Whether you’re brand new to lighting, or have been lighting for awhile, I truly hope this post has been beneficial to you as a overview to lighting a band. If you haven’t already, take a minute to visit some of the links in the post for even more detail on making your lighting a success!
I’ve recently started lighting our band but I do it from within the band using a midi keyboard and software called lightjams. The keyboard has plenty of sliders, knobs and keys. I sing backup, play percussion and run the lights. I have each key on the midi keyboard set to do something so I can just reach down, hit a key and some lighting effect happens. I use yellow painters tape so I can write on the keys.

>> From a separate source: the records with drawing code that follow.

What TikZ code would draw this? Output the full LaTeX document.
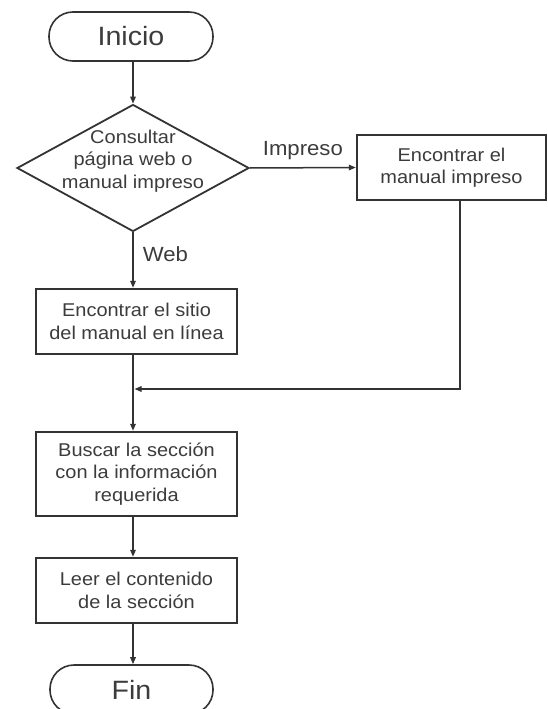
\documentclass[tikz,border=0pt]{standalone}
\usepackage{fontspec}
\setmainfont{Liberation Sans}[FakeStretch=1.08]
\usetikzlibrary{shapes.geometric,arrows.meta}
\definecolor{ink}{HTML}{333333}
\definecolor{txt}{HTML}{3C3C3C}
\begin{document}
\begin{tikzpicture}[x=1pt,y=-1pt,
  every node/.style={text=txt},
  terminal/.style={draw=ink,line width=1.6pt,rounded corners=24pt,
    minimum width=164pt,minimum height=49pt,inner sep=0pt,
    font=\fontsize{26.5}{30}\selectfont},
  process/.style={draw=ink,line width=2.4pt,inner sep=0pt,align=center,
    font=\fontsize{18.5}{22.5}\selectfont},
  decision/.style={draw=ink,line width=1.8pt,diamond,inner sep=0pt,
    minimum width=232pt,minimum height=127pt},
  btext/.style={align=center,inner sep=0pt,font=\fontsize{18.5}{22.5}\selectfont},
  lbl/.style={inner sep=0pt,font=\fontsize{20.5}{24}\selectfont},
  flow/.style={draw=ink,line width=1.5pt,-{Triangle[length=7pt,width=5.5pt]}}]
\useasboundingbox[fill=white] (0,0) rectangle (548,709);

% start and decision
\node[terminal] (ini) at (131,36.5) {Inicio};
\node[decision] (dec) at (133,168) {};
\node[btext] (dectext) at (133,161) {Consultar\\página web o\\manual impreso};

% printed-manual branch
\node[process,minimum width=189pt,minimum height=65pt] (impr) at (451.5,167.5)
  {Encontrar el\\manual impreso};

% main column
\node[process,minimum width=201pt,minimum height=65pt] (web) at (136.5,321.5)
  {Encontrar el sitio\\del manual en línea};
\node[process,minimum width=201pt,minimum height=84pt] (busc) at (136.5,474)
  {Buscar la sección\\con la información\\requerida};
\node[process,minimum width=201pt,minimum height=65pt] (leer) at (136.5,590.5)
  {Leer el contenido\\de la sección};
\node[terminal,minimum width=163pt] (fin) at (131.5,689.5) {Fin};

\coordinate (join) at (134.5,389);

% connectors
\draw[flow] (ini.south -| dec.north) -- (dec.north);
\draw[flow] (dec.east) -- (impr.west) node[lbl,midway,above=7pt] (limp) {Impreso};
\draw[flow] (dec.south) -- (dec.south |- web.north) node[lbl,pos=0.4,right=9pt] (lweb) {Web};
\draw[flow] (dec.south |- web.south) -- (dec.south |- busc.north);
\draw[flow] ([xshift=8.5pt]impr.south) |- (join);
\draw[flow] (dec.south |- busc.south) -- (dec.south |- leer.north);
\draw[flow] (dec.south |- leer.south) -- (dec.south |- fin.north);
\end{tikzpicture}
\end{document}
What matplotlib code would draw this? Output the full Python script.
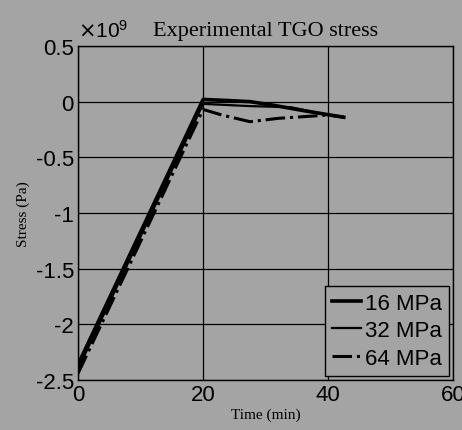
import matplotlib
matplotlib.use("Agg")
import matplotlib.pyplot as plt
from matplotlib.ticker import FuncFormatter

plt.rcParams['axes.unicode_minus'] = False
plt.rcParams['font.family'] = ['Liberation Sans', 'DejaVu Sans']

# time (min) and stress (Pa) for each load
t_16 = [0, 20, 24, 27.5, 31, 36, 42.5]
s_16 = [-2.36e9, 0.02e9, 0.01e9, 0.0, -0.03e9, -0.08e9, -0.14e9]
t_32 = [0, 20, 27.5, 34, 40, 42.5]
s_32 = [-2.40e9, -0.02e9, -0.04e9, -0.05e9, -0.12e9, -0.14e9]
t_64 = [0, 20, 23, 27.5, 32, 40, 42.5]
s_64 = [-2.44e9, -0.07e9, -0.12e9, -0.18e9, -0.15e9, -0.12e9, -0.14e9]
labels = ['16 MPa', '32 MPa', '64 MPa']

bg = '#a4a4a4'
fig = plt.figure(figsize=(4.62, 4.31), dpi=100, facecolor=bg)
ax = fig.add_axes([0.169, 0.116, 0.812, 0.775], facecolor=bg)

ax.plot(t_16, s_16, color='black', lw=2.6, label=labels[0])
ax.plot(t_32, s_32, color='black', lw=1.6, label=labels[1])
ax.plot(t_64, s_64, color='black', lw=2.2, linestyle='-.', label=labels[2])

ax.set_xlim(0, 60)
ax.set_ylim(-2.5e9, 0.5e9)
ax.set_xticks([0, 20, 40, 60])
ax.set_yticks([-2.5e9, -2e9, -1.5e9, -1e9, -0.5e9, 0, 0.5e9])
ax.yaxis.set_major_formatter(FuncFormatter(lambda v, p: '%g' % (v / 1e9)))
ax.text(0.0, 1.015, r'$\times\mathregular{10^{9}}$', transform=ax.transAxes,
        fontsize=15, ha='left', va='bottom')
ax.tick_params(labelsize=16, direction='in', length=0, pad=3, colors='black')
ax.grid(True, color='black', lw=0.9)
for sp in ax.spines.values():
    sp.set_color('black')
    sp.set_linewidth(1.0)

ax.set_title('Experimental TGO stress', family='Liberation Serif', fontsize=16, pad=8)
ax.set_xlabel('Time (min)', family='Liberation Serif', fontsize=11, labelpad=2)
ax.set_ylabel('Stress (Pa)', family='Liberation Serif', fontsize=11, labelpad=4)

leg = ax.legend(loc='lower right', fontsize=16, frameon=True, fancybox=False,
                edgecolor='black', facecolor=bg, framealpha=1,
                handlelength=1.3, handletextpad=0.2, borderpad=0.3,
                labelspacing=0.3, borderaxespad=0.2)
leg.get_frame().set_linewidth(1.0)

fig.savefig('out.png', dpi=100, facecolor=bg)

Most of my lighting ideas do come from listening to the song and getting that vision of what that particular moment in time should look like. Everything is pretty much on the fly. For the most part, I do keep the lights non moving for the band. I do uplighting behind the band and then have a bunch of effects for the dance floor. It’s kind of a handful but I have the keyboard carefully laid out. For example, I have 8 different effects moving heads. 1) Spotlight on lead singer 2) 2 spotlights on guitar player 3) All four spots on 4 singers 4) Move all over the room 5) All heads up and back 6) All heads to go beat of the music.
For the back lighting and main band lighting, I have 8 slow song scenes and 8 fast song scenes. For even setting scenes 2,4,6,8,10,12,14,16 these scenes activate the backlights to change to the beat of the music.
One button on the keyboard activates a strobe effect where all lights go crazy.
These are just a few of the settings. I have to make it easy so that while I am singing or beating a tambourine, I can change things effortlessly. I am working next on using my IPAD so I can go into the audience and change lighting attributes realtime. Lots to learn. Thanks for the tips!